2. Learn to Abstain/Defer: This approach is designed to allow the machine to abstain from making a decision when it lacks confidence. The abstention allows transferring the decision to a human, optimizing the combined performance of human and AI. The Learn to Abstain paradigm includes frameworks like Learning to Reject, where models are explicitly trained to identify and defer instances when their predictions are likely to be inaccurate.
3. Learn Together: This represents a deeper integration, where humans and AI systems engage in a continuous loop of learning from each other. The human agent can provide corrections and feedback that the machine learns to incorporate, fostering a collaborative learning environment.

Implementation Considerations

Implementing HDMS involves several challenges, including the development of communication protocols that allow seamless human-machine interaction. Key considerations for implementation include:

• Communication Language and Artifacts: Effective integration relies on developing a shared language between human and machine agents.
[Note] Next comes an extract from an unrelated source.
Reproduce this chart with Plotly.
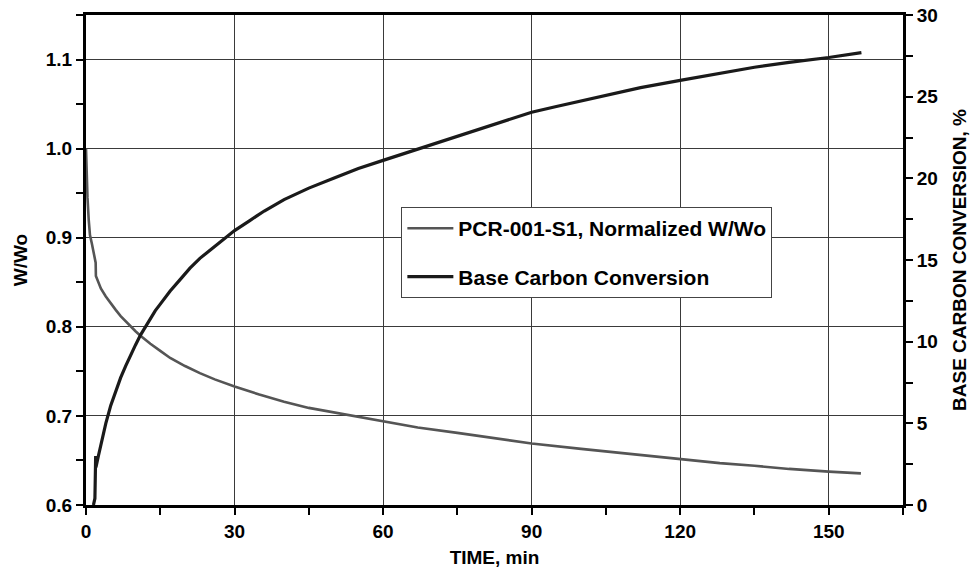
import plotly.graph_objects as go

# W/Wo (left axis) - gray curve
t_wwo = [0, 0.1, 0.3, 0.55, 0.8, 1.2, 1.6, 1.95, 2.0, 2.5, 3, 4, 5, 6, 7, 8, 9, 10, 11, 12, 13,
         15, 17, 20, 23, 26, 30, 35, 40, 45, 50, 55, 60, 67, 75, 82, 90, 100, 112, 120, 128,
         135, 142, 150, 156.5]
wwo = [1.0, 0.975, 0.945, 0.92, 0.903, 0.893, 0.882, 0.872, 0.857, 0.849, 0.843, 0.834, 0.826,
       0.819, 0.812, 0.806, 0.800, 0.795, 0.790, 0.785, 0.781, 0.773, 0.765, 0.756, 0.748,
       0.741, 0.733, 0.724, 0.716, 0.709, 0.704, 0.699, 0.694, 0.687, 0.681, 0.675, 0.669,
       0.663, 0.656, 0.651, 0.647, 0.644, 0.6405, 0.6375, 0.6355]

# base carbon conversion, % (right axis) - black curve
t_bc = [1.5, 1.8, 1.95, 2.0, 2.5, 3, 4, 5, 6, 7, 8, 9, 10, 11, 12, 13, 14, 15, 17, 19, 21, 23,
        25, 27, 30, 33, 36, 40, 45, 50, 55, 60, 65, 70, 75, 80, 85, 90, 95, 100, 106, 112, 120,
        128, 135, 142, 150, 156.6]
bc = [0, 0.4, 3.0, 2.3, 3.0, 3.7, 5.0, 6.1, 7.0, 7.8, 8.5, 9.2, 9.8, 10.4, 10.9, 11.4, 11.9,
      12.3, 13.1, 13.8, 14.5, 15.1, 15.6, 16.1, 16.8, 17.4, 18.0, 18.7, 19.4, 20.0, 20.6, 21.1,
      21.6, 22.1, 22.6, 23.05, 23.55, 24.05, 24.4, 24.75, 25.15, 25.55, 26.0, 26.45, 26.8,
      27.1, 27.4, 27.7]

FONT = "Liberation Sans, Arial, sans-serif"

fig = go.Figure()
fig.add_trace(go.Scatter(x=t_wwo, y=wwo, mode="lines", name="PCR-001-S1, Normalized W/Wo",
                         legendgroup="a", line=dict(color="#555555", width=2.6)))
fig.add_trace(go.Scatter(x=t_bc, y=bc, mode="lines", name="Base Carbon Conversion",
                         legendgroup="b", yaxis="y2", line=dict(color="#1a1a1a", width=3.2)))

tickstyle = dict(ticks="outside", ticklen=7, tickwidth=2, tickcolor="black", automargin=False,
                 showline=True, linewidth=3, linecolor="black", zeroline=False)

fig.update_layout(
    width=971, height=580,
    margin=dict(l=86, r=68, t=15, b=75),
    plot_bgcolor="white", paper_bgcolor="white",
    font=dict(family=FONT, size=19, color="black", weight="bold"),
    xaxis=dict(range=[0, 165], tick0=0, dtick=30, mirror=True,
               showgrid=True, gridcolor="#3a3a3a", gridwidth=1,
               minor=dict(dtick=15, ticks="outside", ticklen=7, tickwidth=2, tickcolor="black", showgrid=False),
               title=dict(text="TIME, min", standoff=10, font=dict(size=19)), **tickstyle),
    yaxis=dict(range=[0.6, 1.15], tick0=0.6, dtick=0.1, tickformat=".1f",
               showgrid=True, gridcolor="#3a3a3a", gridwidth=1,
               minor=dict(dtick=0.05, ticks="outside", ticklen=7, tickwidth=2, tickcolor="black", showgrid=False),
               title=dict(text="W/Wo", standoff=14, font=dict(size=19)), **tickstyle),
    yaxis2=dict(range=[0, 30], tick0=0, dtick=5, overlaying="y", side="right", showgrid=False,
                minor=dict(dtick=2.5, ticks="outside", ticklen=7, tickwidth=2, tickcolor="black", showgrid=False),
                title=dict(text="BASE CARBON CONVERSION, %", standoff=16, font=dict(size=19)), **tickstyle),
    showlegend=True,
    legend=dict(x=0.386, y=0.608, xanchor="left", yanchor="top", bgcolor="white",
                bordercolor="#444444", borderwidth=1, tracegroupgap=18, itemwidth=46,
                font=dict(size=21, family=FONT, weight="bold")),
)

# page body has a default 8px margin; drop it so the figure fills the window
fig.write_html("out.html", config={"displayModeBar": False},
               post_script="document.body.style.margin='0';")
This includes hard reasoning languages like logic as well as soft reasoning languages that balance expressiveness and ease of understanding for human agents.
• Interaction Timing: Determining whether the interaction occurs during training or inference phases informs the system’s adaptability and responsiveness.
• Learning Costs: Systems must manage the computational cost of integrating human feedback, balancing performance gains against practical resource constraints.

Challenges and Future Directions

The paper outlines several practical and theoretical challenges:

• Human Factors: The impact of human cognitive biases and the necessity for trust calibration between agents.
• Cost and Labeling: High costs and the need for extensive labeled data are significant barriers to scaling HDMS.
• Language and Flexibility: Developing dynamic systems that can adapt language and communication based on user needs and contexts is still a hurdle.
• Validation Metrics: Establishing metrics that accurately assess the compliance and efficacy of hybrid systems is needed for practical deployments.

Conclusion

The integration of human intelligence and artificial systems in hybrid decision-making holds significant promise for enhancing decision quality across various domains. By defining clear paradigms and frameworks, this paper lays the groundwork for future research and practical implementations. As HDMS technologies continue to develop, overcoming the outlined challenges will be crucial for deploying these systems effectively in real-world settings.